→ Exercise description: Of all the lines here, how many include the string "matplotlib"? Answer with the number only.

→ Data segment:

[start]

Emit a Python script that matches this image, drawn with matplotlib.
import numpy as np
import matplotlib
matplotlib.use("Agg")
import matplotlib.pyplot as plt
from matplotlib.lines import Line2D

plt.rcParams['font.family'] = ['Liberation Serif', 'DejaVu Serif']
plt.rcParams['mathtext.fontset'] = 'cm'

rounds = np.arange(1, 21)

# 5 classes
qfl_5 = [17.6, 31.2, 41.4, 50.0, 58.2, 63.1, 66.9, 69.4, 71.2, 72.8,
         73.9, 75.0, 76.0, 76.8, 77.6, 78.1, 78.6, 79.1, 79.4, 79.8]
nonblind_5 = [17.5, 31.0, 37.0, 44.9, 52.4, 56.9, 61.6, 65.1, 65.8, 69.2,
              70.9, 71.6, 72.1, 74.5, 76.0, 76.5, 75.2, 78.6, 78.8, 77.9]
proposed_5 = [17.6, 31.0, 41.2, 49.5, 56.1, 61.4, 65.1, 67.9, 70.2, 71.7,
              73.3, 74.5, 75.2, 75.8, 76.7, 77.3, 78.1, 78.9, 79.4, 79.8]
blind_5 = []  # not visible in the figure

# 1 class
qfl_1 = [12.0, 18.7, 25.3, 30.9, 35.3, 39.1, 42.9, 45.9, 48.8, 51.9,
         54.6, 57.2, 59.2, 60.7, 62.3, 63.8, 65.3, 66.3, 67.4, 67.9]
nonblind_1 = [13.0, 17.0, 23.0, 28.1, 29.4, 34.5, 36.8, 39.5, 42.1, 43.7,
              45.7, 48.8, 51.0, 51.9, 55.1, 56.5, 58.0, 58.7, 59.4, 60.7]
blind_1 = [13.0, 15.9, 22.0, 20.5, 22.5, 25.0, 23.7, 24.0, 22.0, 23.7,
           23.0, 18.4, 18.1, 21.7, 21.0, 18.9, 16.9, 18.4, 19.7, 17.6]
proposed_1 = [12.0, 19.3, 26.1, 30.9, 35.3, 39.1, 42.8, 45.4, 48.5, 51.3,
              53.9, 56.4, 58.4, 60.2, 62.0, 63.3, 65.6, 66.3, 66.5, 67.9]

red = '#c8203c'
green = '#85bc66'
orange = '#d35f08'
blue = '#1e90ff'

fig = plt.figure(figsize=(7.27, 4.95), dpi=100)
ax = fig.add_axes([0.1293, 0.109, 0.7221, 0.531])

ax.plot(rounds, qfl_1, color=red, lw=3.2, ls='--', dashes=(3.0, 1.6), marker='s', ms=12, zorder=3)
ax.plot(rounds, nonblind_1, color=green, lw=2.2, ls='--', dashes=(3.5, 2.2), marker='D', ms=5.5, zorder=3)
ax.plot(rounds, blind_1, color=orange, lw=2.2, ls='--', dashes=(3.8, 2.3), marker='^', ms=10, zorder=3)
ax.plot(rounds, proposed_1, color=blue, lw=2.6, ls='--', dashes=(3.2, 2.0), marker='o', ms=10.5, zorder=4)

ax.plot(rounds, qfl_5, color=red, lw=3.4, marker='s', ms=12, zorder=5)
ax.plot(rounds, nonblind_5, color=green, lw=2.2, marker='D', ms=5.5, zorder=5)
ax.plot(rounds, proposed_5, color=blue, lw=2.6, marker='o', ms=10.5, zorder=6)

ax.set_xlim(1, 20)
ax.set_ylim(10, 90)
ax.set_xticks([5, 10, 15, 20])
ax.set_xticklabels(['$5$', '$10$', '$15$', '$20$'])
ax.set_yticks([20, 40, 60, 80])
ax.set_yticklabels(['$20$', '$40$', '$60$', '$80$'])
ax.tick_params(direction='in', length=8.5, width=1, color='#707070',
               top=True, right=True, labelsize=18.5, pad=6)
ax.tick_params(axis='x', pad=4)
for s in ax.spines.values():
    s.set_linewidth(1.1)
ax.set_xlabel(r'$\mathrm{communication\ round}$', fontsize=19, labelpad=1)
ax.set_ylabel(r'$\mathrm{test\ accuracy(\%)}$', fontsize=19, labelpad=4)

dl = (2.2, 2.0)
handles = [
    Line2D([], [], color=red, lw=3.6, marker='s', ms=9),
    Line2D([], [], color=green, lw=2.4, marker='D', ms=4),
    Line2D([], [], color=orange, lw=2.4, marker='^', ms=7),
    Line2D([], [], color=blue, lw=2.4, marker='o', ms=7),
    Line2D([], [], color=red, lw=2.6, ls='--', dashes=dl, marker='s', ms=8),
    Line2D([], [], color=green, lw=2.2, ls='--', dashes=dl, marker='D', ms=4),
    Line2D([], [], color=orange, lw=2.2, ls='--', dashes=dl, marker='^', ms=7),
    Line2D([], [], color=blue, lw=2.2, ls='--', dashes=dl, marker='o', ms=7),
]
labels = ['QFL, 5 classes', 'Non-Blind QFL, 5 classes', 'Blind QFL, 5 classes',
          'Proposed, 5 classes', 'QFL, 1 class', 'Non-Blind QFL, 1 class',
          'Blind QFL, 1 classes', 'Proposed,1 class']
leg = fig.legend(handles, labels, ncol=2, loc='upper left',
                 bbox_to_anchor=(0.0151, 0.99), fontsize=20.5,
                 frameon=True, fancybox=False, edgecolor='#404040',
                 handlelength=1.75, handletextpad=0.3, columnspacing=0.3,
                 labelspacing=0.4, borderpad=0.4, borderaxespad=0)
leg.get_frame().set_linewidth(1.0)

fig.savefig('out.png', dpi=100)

[end]

→ Expected answer: 5